No written authority needed for written settlement with debtor.
- When a corporation claimed that one who had been the corporation's agent in certain transactions was indebted to it in a certain sum and sent another agent to close up its account with the agent, and the second agent took a note evidencing the amount of the indebtedness, it was competent for the agent thus authorized (there being a dispute between the agent and the debtor as to the actual amount of the debt, the debtor claiming that the debtor had evidence to show that a certain item of indebtedness should not be included in the note) to stipulate in writing, that if this evidence should be discovered, the debtor could use the evidence as against the note given; and it was not necessary to show that the authority to execute such a written agreement was itself in writing. Home Fertilizer & Chem. Co. v. Strickland, 145 Ga. 197, 88 S.E. 820 (1916).
No written authority needed to fill in blanks on insurance policy for insurer.
- Under this section and the insurance laws, it is not essential to the validity of a policy of insurance, which was actually signed by the president and secretary of the company by which it purported to have been issued, that the person who, in behalf of the company, after the policy had been so signed and placed in one's hands, filled blanks therein so as to make it a complete contract, and who then delivered the contract to the insured, should have been clothed with written authority either to fill such blanks or make the delivery. Smith v. Farmers Mut. Ins. Ass'n, 111 Ga. 737, 36 S.E. 957 (1900); (see O.C.G.A. §§ 33-24-1(1),33-24-13,32-24-18).
RESEARCH REFERENCES
Am. Jur. 2d.
- 3 Am. Jur. 2d, Agency, § 14.
C.J.S.- 2A C.J.S., Agency, § 38 et seq.
ALR.
- Applicability to corporate officers and employees of statute requiring agent's authority to be in writing, 1 A.L.R. 1132.

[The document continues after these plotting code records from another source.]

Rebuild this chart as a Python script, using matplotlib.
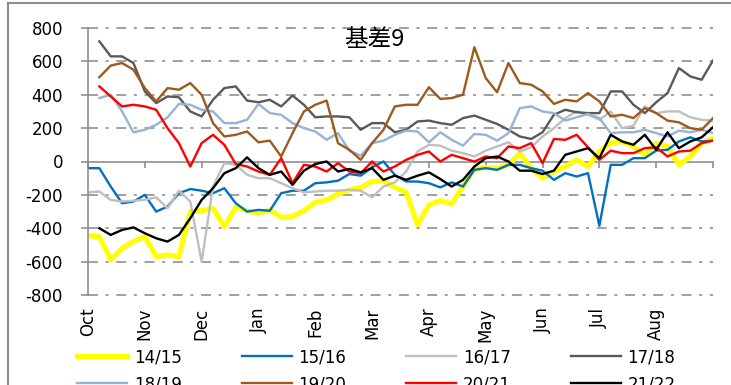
import numpy as np
import matplotlib.pyplot as plt
from matplotlib.lines import Line2D

plt.switch_backend('Agg')

plt.rcParams['font.family'] = ['DejaVu Sans', 'Noto Sans CJK SC']
plt.rcParams['axes.unicode_minus'] = False

nan = np.nan

# 横轴: 从10月初开始, 每0.2个月一个点
x_month = np.arange(56) * 0.2
months = ['Oct', 'Nov', 'Dec', 'Jan', 'Feb', 'Mar', 'Apr', 'May', 'Jun', 'Jul', 'Aug']

s1415 = [-445, -450, -590, -520, -480, -450, -570, -560, -570, -300,
         -295, -280, -390, -275, -295, -310, -290, -335, -330, -295,
         -245, -230, -195, -170, -155, -120, -115, -155, -185, -380,
         -260, -235, -255, -150, -45, -35, -40, -20, 50, -40,
         -100, -60, -30, 10, -30, 60, 110, 120, 90, 40,
         110, 90, -20, 30, 110, 140]
s1516 = [-40, -40, -150, -250, -240, -200, -300, -270, -190, -165,
         -175, -190, -160, -250, -300, -290, -295, -190, -175, -175,
         -130, -125, -115, -75, -85, -35, 0, -80, -120, -120,
         -130, -155, -125, -150, -50, -40, -50, -20, -20, -40,
         -55, -110, -70, -90, -70, -385, -20, -20, 20, 20,
         65, 70, 120, 145, 120, 125]
s1617 = [-185, -180, -230, -240, -235, -230, -215, -280, -175, -240,
         -600, -150, -10, -20, -80, -100, -100, -130, -160, -185,
         -180, -175, -175, -170, -175, -215, -150, -125, -60, 60,
         100, 95, 65, 50, 30, 65, 90, 115, 60, 85,
         150, 200, 260, 300, 280, 250, 300, 200, 215, 330,
         290, 300, 300, 265, 250, 245]
s1718 = [nan, 720, 630, 630, 590, 420, 350, 390, 385, 300,
         270, 370, 440, 450, 365, 355, 370, 330, 395, 340,
         265, 270, 270, 265, 190, 230, 230, 175, 190, 240,
         245, 230, 220, 260, 275, 250, 225, 190, 150, 135,
         175, 280, 310, 295, 290, 290, 420, 420, 340, 290,
         355, 410, 560, 510, 490, 605]
s1819 = [nan, 380, 400, 300, 175, 190, 220, 265, 345, 340,
         310, 300, 230, 230, 250, 345, 290, 280, 230, 200,
         180, 130, 170, 65, 35, 110, 125, 160, 185, 180,
         115, 175, 130, 95, 165, 160, 125, 170, 320, 330,
         300, 290, 245, 265, 285, 260, 170, 175, 175, 190,
         170, 150, 185, 175, 190, 170]
s1920 = [nan, 505, 575, 590, 550, 440, 360, 440, 430, 470,
         400, 230, 150, 160, 180, 115, 125, 30, 170, 300,
         340, 365, 110, 70, 10, 110, 190, 330, 340, 340,
         445, 375, 380, 400, 685, 500, 415, 590, 470, 460,
         420, 345, 370, 360, 410, 360, 270, 280, 260, 320,
         290, 245, 235, 200, 190, 260]
s2021 = [nan, 450, 390, 330, 340, 330, 310, 200, 110, -30,
         110, 160, 100, -15, -30, -60, -80, 20, -130, -20,
         -30, -60, -10, -60, -70, 0, -60, -30, 10, 40,
         60, 0, 40, 20, 0, 30, 20, 90, 80, 110,
         -10, 135, 130, 160, 85, 10, 65, 50, 50, 80,
         85, 30, 60, 65, 110, 125]
s2122 = [nan, -400, -440, -410, -395, -430, -460, -480, -440, -340,
         -230, -160, -70, -40, 25, -40, -80, -60, -140, -55,
         -15, 0, -60, -45, -65, -40, -110, -85, -110, -85,
         -65, -105, -150, -110, -30, 20, 30, 0, -55, -55,
         -75, -55, 40, 60, 80, 20, 160, 120, 100, 160,
         70, 175, 80, 120, 145, 205]

names = ['14/15', '15/16', '16/17', '17/18', '18/19', '19/20', '20/21', '21/22']
series = [s1415, s1516, s1617, s1718, s1819, s1920, s2021, s2122]
colors = ['#FFFF00', '#0070C0', '#BFBFBF', '#595959',
          '#95B3D7', '#9E5A1E', '#FF0000', '#000000']
widths = [3.6, 1.7, 1.7, 1.7, 1.7, 1.7, 1.7, 1.7]

fig = plt.figure(figsize=(7.31, 3.85), dpi=100)
ax = fig.add_axes([88 / 731, 1 - 295 / 385, 625 / 731, 267 / 385])

handles = []
for name, vals, c, w in zip(names, series, colors, widths):
    line, = ax.plot(x_month, vals, color=c, lw=w, label=name, zorder=2)
    handles.append(line)

grid_color = '#868686'
yticks = list(range(-800, 801, 200))
for v in yticks:
    if v != 0:
        ax.axhline(v, color=grid_color, lw=1.1, linestyle=(0, (6.5, 5, 2, 5)),
                   clip_on=False, zorder=1)

ax.set_xlim(0, 11)
ax.set_ylim(-800, 800)
ax.set_yticks(yticks)
ax.set_xticks(range(12))

for side in ['top', 'right']:
    ax.spines[side].set_visible(False)
ax.spines['left'].set_color(grid_color)
ax.spines['left'].set_linewidth(1.1)
ax.spines['bottom'].set_position(('data', 0))
ax.spines['bottom'].set_color(grid_color)
ax.spines['bottom'].set_linewidth(1.1)
ax.spines['bottom'].set_zorder(1.6)

ax.tick_params(axis='x', direction='out', length=4, color=grid_color,
               width=1.1, labelbottom=False)
ax.tick_params(axis='y', direction='out', length=5, color=grid_color,
               width=1.1, pad=13, labelsize=12)

# 月份标签放在图底部
sec = ax.secondary_xaxis('bottom')
sec.set_xticks(range(len(months)), months)
sec.tick_params(length=0, pad=9, labelsize=12, rotation=90)
sec.spines['bottom'].set_visible(False)

fig.text(374 / 731, 1 - 40 / 385, '基差9', fontsize=17, ha='center', va='center',
         family=['Noto Sans CJK SC', 'DejaVu Sans'])

# 图例按行排列
order = [0, 4, 1, 5, 2, 6, 3, 7]
fig.legend([handles[i] for i in order], [names[i] for i in order],
           ncol=4, loc='upper left', bbox_to_anchor=(77 / 731, 1 - 348 / 385),
           frameon=False, fontsize=12, handlelength=3.0, handletextpad=0.4,
           columnspacing=3.6, labelspacing=0.55, borderpad=0, borderaxespad=0)

# 外框
frame_c = '#8C8C8C'
fig.add_artist(Line2D([8 / 731, 8 / 731], [0, 1 - 3 / 385],
                      transform=fig.transFigure, color=frame_c, lw=1.5))
fig.add_artist(Line2D([8 / 731, 1], [1 - 3 / 385, 1 - 3 / 385],
                      transform=fig.transFigure, color=frame_c, lw=1.5))

fig.savefig('out.png', dpi=100)
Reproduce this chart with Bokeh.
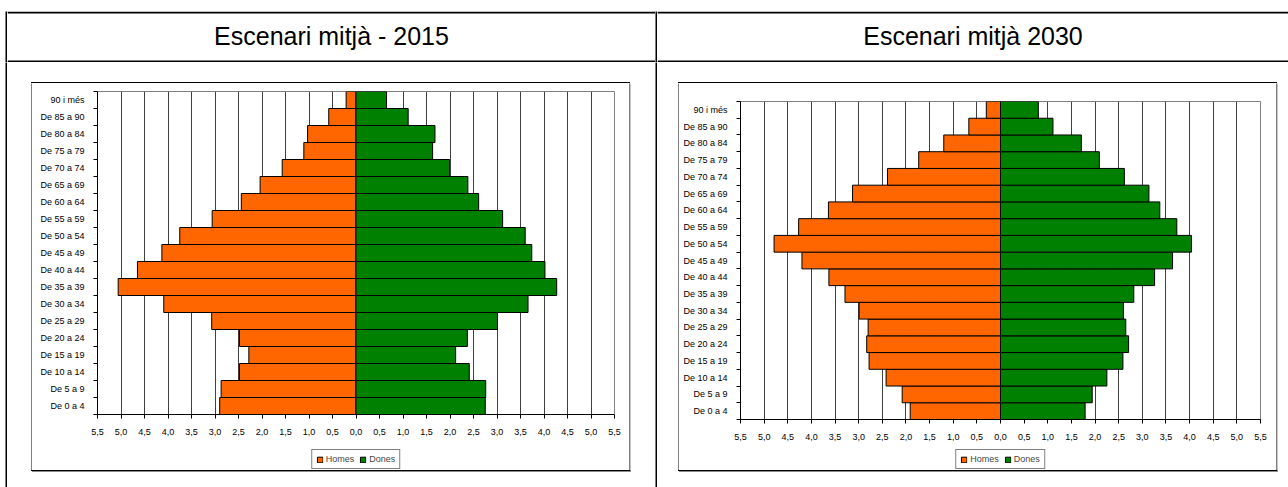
import numpy as np
from bokeh.plotting import figure
from bokeh.layouts import row, column
from bokeh.models import (ColumnDataSource, FixedTicker, LinearAxis, Range1d, Legend, LegendItem,
                          CustomJSTickFormatter, Grid, Spacer)
from bokeh.core.properties import value
from bokeh.embed import file_html
from bokeh.resources import INLINE

# ---------------- data ----------------
age_groups = ["De 0 a 4", "De 5 a 9", "De 10 a 14", "De 15 a 19", "De 20 a 24",
              "De 25 a 29", "De 30 a 34", "De 35 a 39", "De 40 a 44", "De 45 a 49",
              "De 50 a 54", "De 55 a 59", "De 60 a 64", "De 65 a 69", "De 70 a 74",
              "De 75 a 79", "De 80 a 84", "De 85 a 90", "90 i més"]

homes_2015 = [2.90, 2.87, 2.48, 2.28, 2.48, 3.07, 4.09, 5.06, 4.65, 4.13,
              3.75, 3.06, 2.44, 2.04, 1.57, 1.11, 1.03, 0.58, 0.21]
dones_2015 = [2.75, 2.76, 2.41, 2.12, 2.37, 3.01, 3.66, 4.27, 4.02, 3.74,
              3.60, 3.12, 2.61, 2.38, 1.99, 1.63, 1.68, 1.11, 0.65]

homes_2030 = [1.91, 2.08, 2.42, 2.78, 2.83, 2.80, 2.99, 3.29, 3.63, 4.20,
              4.79, 4.27, 3.64, 3.13, 2.39, 1.73, 1.20, 0.67, 0.30]
dones_2030 = [1.79, 1.94, 2.25, 2.59, 2.71, 2.65, 2.60, 2.82, 3.26, 3.64,
              4.04, 3.73, 3.37, 3.14, 2.62, 2.09, 1.71, 1.11, 0.80]

x_ticks = [-5.5, -5.0, -4.5, -4.0, -3.5, -3.0, -2.5, -2.0, -1.5, -1.0, -0.5, 0.0,
           0.5, 1.0, 1.5, 2.0, 2.5, 3.0, 3.5, 4.0, 4.5, 5.0, 5.5]
x_tick_labels = ["5,5", "5,0", "4,5", "4,0", "3,5", "3,0", "2,5", "2,0", "1,5", "1,0", "0,5", "0,0",
                 "0,5", "1,0", "1,5", "2,0", "2,5", "3,0", "3,5", "4,0", "4,5", "5,0", "5,5"]

titles = ["Escenari mitjà - 2015", "Escenari mitjà 2030"]
series_names = ["Homes", "Dones"]
series_colors = ["#FF6600", "#008000"]

FONT = "Liberation Sans"


def plain(w, h, **kw):
    return figure(width=w, height=h, min_border=0, x_axis_type=None, y_axis_type=None,
                  title_location=None, toolbar_location=None, output_backend="svg",
                  outline_line_color=None, **kw)


def vbar_strip(w, h, color="black"):
    """vertical solid strip (table rules / chart frame sides)"""
    f = plain(w, h, background_fill_color=color, border_fill_color=color)
    f.grid.visible = False
    return f


def hstrip(w, h, color="black"):
    """horizontal solid strip"""
    return Spacer(width=w, height=h, styles={"background-color": color})


def title_cell(text, w, h):
    # header cell of the table, with its top and bottom rules
    f = plain(w, h, x_range=Range1d(0, w), y_range=Range1d(h, 0),
              background_fill_color="white", border_fill_color="white")
    f.grid.visible = False
    f.quad(left=[0, 0], right=[w, w], top=[0, h - 2], bottom=[2, h],
           fill_color="black", line_color=None)
    f.text(x=[w / 2], y=[24], text=[text], text_align="center", text_baseline="middle",
           text_font=value(FONT), text_font_size="25px", text_color="black")
    return f


def make_source(homes, dones):
    n = len(age_groups)
    return ColumnDataSource(dict(y=np.arange(n) + 0.5, group=age_groups,
                                 hl=-np.array(homes), dr=np.array(dones), z=np.zeros(n)))


def pyramid(src, w, h, mb):
    n = len(age_groups)
    p = figure(width=w, height=h,
               x_range=Range1d(x_ticks[0], x_ticks[-1]), y_range=Range1d(0, n),
               x_axis_type=None, y_axis_type=None, title_location=None,
               toolbar_location=None, output_backend="svg",
               min_border_left=mb[0], min_border_right=mb[1],
               min_border_top=mb[2], min_border_bottom=mb[3],
               outline_line_color="#808080")

    xt = FixedTicker(ticks=x_ticks, minor_ticks=[])
    xaxis = LinearAxis(ticker=xt, major_label_overrides=dict(zip(x_ticks, x_tick_labels)))
    xaxis.axis_line_color = "black"
    xaxis.major_tick_line_color = "black"
    xaxis.major_tick_out = 4
    xaxis.major_tick_in = 0
    xaxis.major_label_standoff = 10
    xaxis.major_label_text_font = FONT
    xaxis.major_label_text_font_size = "9px"
    xaxis.major_label_text_color = "black"
    p.add_layout(xaxis, "below")

    ypos = list(np.arange(n) + 0.5)
    yt = FixedTicker(ticks=ypos, minor_ticks=list(range(n + 1)))
    yaxis = LinearAxis(ticker=yt, formatter=CustomJSTickFormatter(
        args=dict(labels=age_groups), code="return labels[Math.floor(tick)]"))
    yaxis.axis_line_color = "black"
    yaxis.major_tick_out = 0
    yaxis.major_tick_in = 0
    yaxis.minor_tick_out = 4
    yaxis.minor_tick_in = 0
    yaxis.minor_tick_line_color = "black"
    yaxis.major_label_standoff = 9
    yaxis.major_label_text_font = FONT
    yaxis.major_label_text_font_size = "9px"
    yaxis.major_label_text_color = "black"
    p.add_layout(yaxis, "left")

    p.add_layout(Grid(dimension=0, ticker=xt, grid_line_color="#404040"))

    p.hbar(y="y", left="hl", right="z", height=1.0, source=src,
           fill_color=series_colors[0], line_color="black", line_width=1)
    p.hbar(y="y", left="z", right="dr", height=1.0, source=src,
           fill_color=series_colors[1], line_color="black", line_width=1)
    return p


def legend_fig(src, w, h):
    # strip that holds the legend; its ranges lie outside the data so no bar shows in it
    n = len(age_groups)
    f = plain(w, h, x_range=Range1d(x_ticks[0], x_ticks[-1]), y_range=Range1d(n + 5, n + 6))
    f.grid.visible = False
    r1 = f.hbar(y="y", left="hl", right="z", height=1, source=src,
                fill_color=series_colors[0], line_color="black")
    r2 = f.hbar(y="y", left="z", right="dr", height=1, source=src,
                fill_color=series_colors[1], line_color="black")
    lg = Legend(items=[LegendItem(label=series_names[0], renderers=[r1]),
                       LegendItem(label=series_names[1], renderers=[r2])],
                orientation="horizontal", location="center",
                label_text_font=FONT, label_text_font_size="9px",
                label_height=9, glyph_height=7, glyph_width=7,
                label_standoff=3, spacing=5, padding=4, margin=0,
                border_line_color="black", border_line_width=1,
                background_fill_color="white", background_fill_alpha=1.0)
    f.add_layout(lg, "center")
    return f


def chart_box(homes, dones, plot_mb, leg_left, leg_w, leg_right):
    inner_w, inner_h = 597, 387
    plot_h, leg_h = 365, 22
    src = make_source(homes, dones)
    p = pyramid(src, inner_w, plot_h, plot_mb)
    lg = legend_fig(src, leg_w, leg_h)
    inner = column(p, row(Spacer(width=leg_left, height=leg_h), lg,
                          Spacer(width=leg_right, height=leg_h)))
    box = column(row(hstrip(inner_w + 2, 1), Spacer(width=1, height=1)),
                 row(vbar_strip(1, inner_h), inner, vbar_strip(1, inner_h),
                     vbar_strip(1, inner_h, "#8c8c8c")),
                 row(hstrip(inner_w + 2, 1), hstrip(1, 1, "#8c8c8c")),
                 row(Spacer(width=1, height=1), hstrip(inner_w + 2, 1, "#8c8c8c")))
    return box   # 600 x 390


box1 = chart_box(homes_2015, dones_2015, (65, 15, 8, 34), 65, 517, 15)
box2 = chart_box(homes_2030, dones_2030, (61, 16, 18, 29), 61, 520, 16)

cell1 = column(Spacer(width=648, height=20),
               row(Spacer(width=24, height=390), box1, Spacer(width=24, height=390)),
               Spacer(width=648, height=15))
cell2 = column(Spacer(width=631, height=20),
               row(Spacer(width=21, height=390), box2, Spacer(width=10, height=390)),
               Spacer(width=631, height=15))

layout = column(
    Spacer(width=1288, height=11),
    row(Spacer(width=5, height=51), vbar_strip(2, 51), title_cell(titles[0], 648, 51),
        vbar_strip(2, 51), title_cell(titles[1], 631, 51)),
    row(Spacer(width=5, height=425), vbar_strip(2, 425), cell1, vbar_strip(2, 425), cell2),
)

open("out.html", "w").write(file_html(layout, INLINE))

Liability of bank for losses incurred on loans or investments made on recommendation of its officers or employees, 113 A.L.R. 246.
Recording laws as applied to power of attorney under which deed or mortgage is executed, 114 A.L.R. 660.
Construction and application of statute which enables real estate broker to recover commissions on oral contract with owner who has been served with written notice of the terms thereof, 148 A.L.R. 676.
Advertising agency as agent of advertising medium or of advertiser, 53 A.L.R.2d 1139.
Doctrine of apparent authority as applied to agent of municipality, 77 A.L.R.3d 925.